Synchronization of the Windows system time
Leap Second under Windows disciplined by NTPThe graphs below illustrate synchronization of the Windows system time by ntpd over the leap second at the end of December, 2005.
The test environment includes ntpd (firstname.lastname@example.org) from our NTP download page http://www.meinbergglobal.com/english/sw/ntp.htm#ntp_nt running on a PC with a Pentium 4 CPU (3.2 GHz), under Windows XP SP2. The NTP service was configured to use a single Meinberg LANTIME/GPS NTP server as upstream server on the local network.
Data has been recorded by computing the difference between the interpolated Windows system time disciplined by ntpd, and the time stamp taken from a Meinberg GPS PCI card which provides an accuracy of better than 1 microsecond.
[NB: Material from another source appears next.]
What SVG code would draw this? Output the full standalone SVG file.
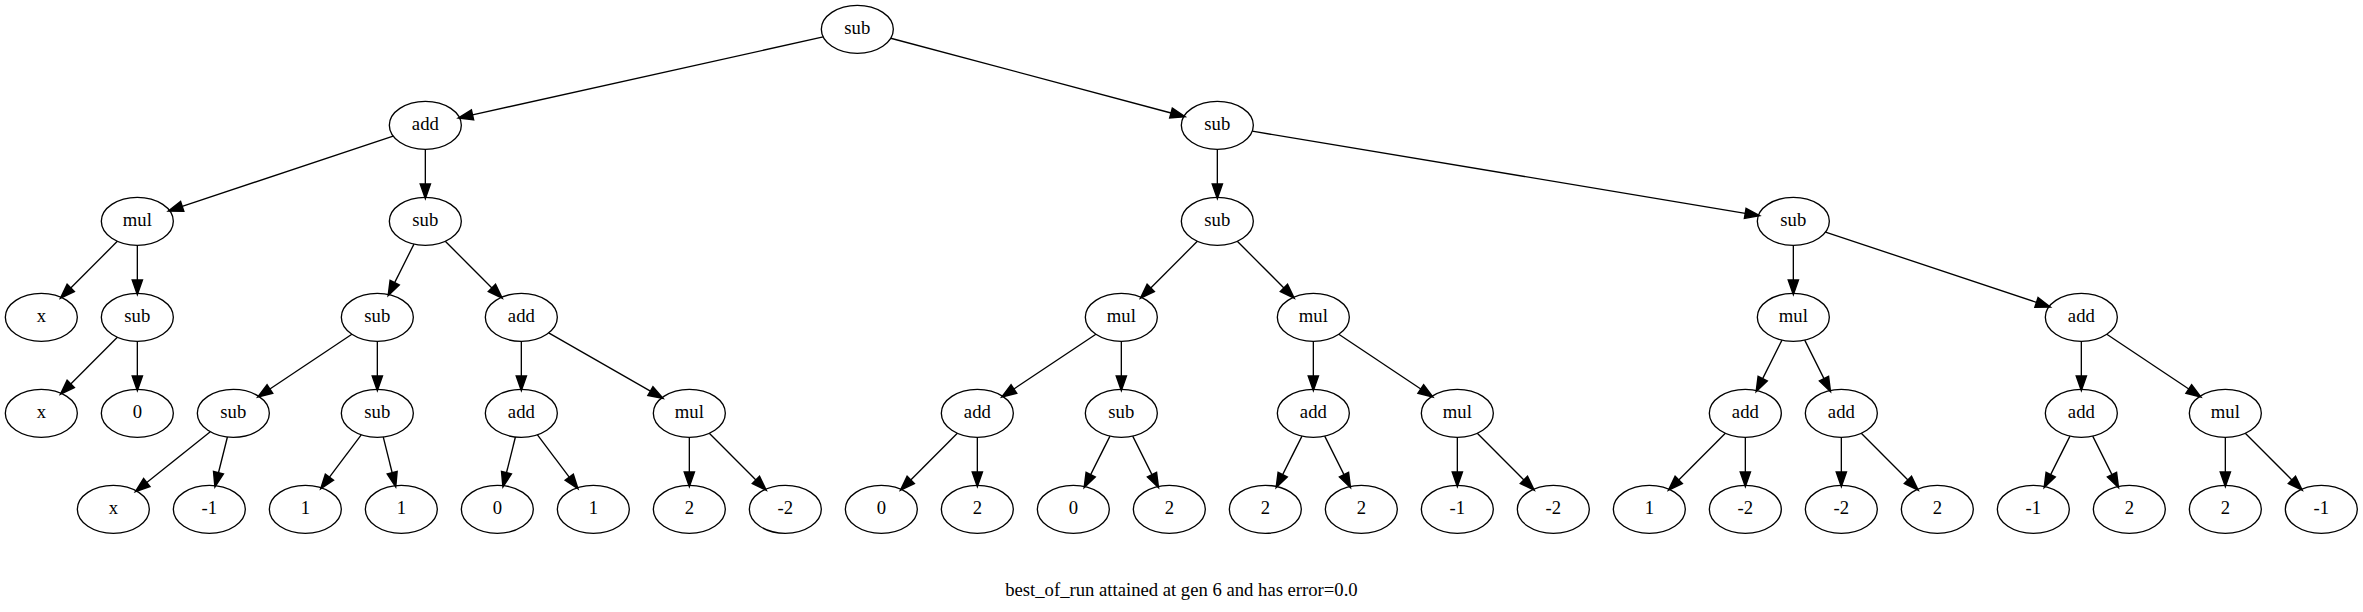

The first graph below shows the measured time difference in milliseconds, and the Windows tick adjustment values over time. The time scale is in seconds after start of recording. At the time of leap second insertion there's a 1000 millisecond peak, and the tick adjustment is reduced to half the normal value for a short period:
In the graphs above, the lines before and after the leap second are quite flat, so the next graph shows the interesting values with higher resolution:
As can be seen above, the time synchronization loop has not been affected by the inserted leap second. Taking into account that the Windows time on this system normally ticks in 15 millisecond increments only, and higher resolution is only achieved by interpolation, the results are quite good.